Delta, meanwhile, has launched belatedly an aggressive effort to establish its Atlanta, Georgia, hub as a Latin American gateway, arguing that Miami is overcrowded and hard-pressed to handle the expected growth.

These developments take place against the background of US efforts to conclude open skies agreements with Latin American countries. Deals have been struck so far with six Central American countries and Chile. Talks are under way with Argentina and Peru. Under the Central American agreement signed last May, the USA is providing assistance to improve the safety oversight in certain of the countries covered by the open skies deal. The US Federal Aviation Administration's International Aviation Safety Assessment programme has created a major image problem for Latin America, with the civil aviation authorities of no fewer than six countries rated as not complying with International Civil Aviation Organisation (ICAO) safety oversight standards (Category 3), and five given a conditional rating (Cat 2). Technical assistance is now being provided to help these countries meet the international standards and the effort is expected to improve the region's overall safety levels.

Latin American governments have pursued an aggressive policy of privatisation over recent years and almost all of the region's carriers are now in private hands. The same process is now under way with airports in several countries. Most recently, operation of 33 Argentine airports was handed over to a consortium of local, US and Italian companies which has undertaken to invest $2.2 billion in improvements over the 30-year life of the concession.

Privatisation, coupled with economic policies which have brought inflation under control in most Latin American countries, has improved access to foreign investment. This is already being seen in increased availability of competitive financing for new aircraft purchases - the lack of which has long held back replacement of the region's fleet, largely made up of older, noisier and less efficient aircraft.

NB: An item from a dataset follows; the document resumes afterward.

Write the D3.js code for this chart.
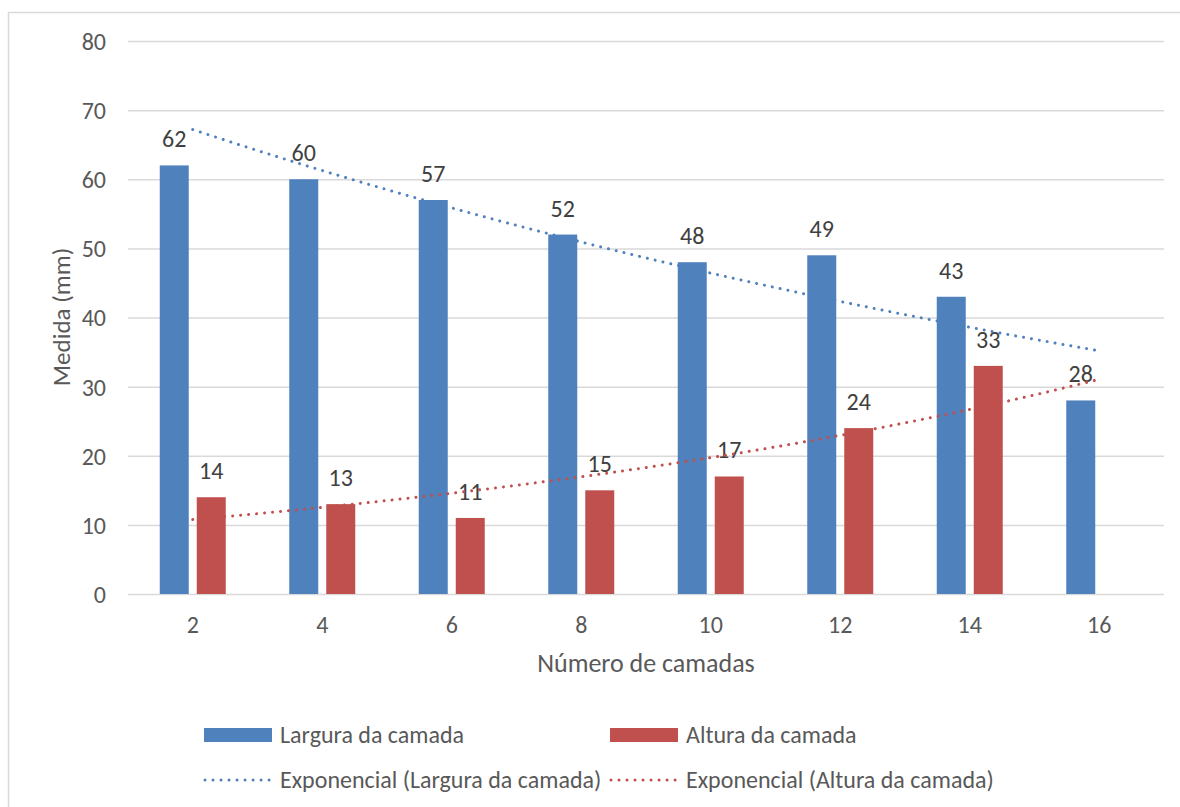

Major investment is likely to be required over the coming years to renovate the region's airspace management infrastructure to handle increasing traffic and to take advantage of the benefits of satellite-based communication and navigation technologies. ICAO plans a major conference in Rio de Janeiro in May devoted to implementation of the future air navigation system, and several trials have been conducted already in the region.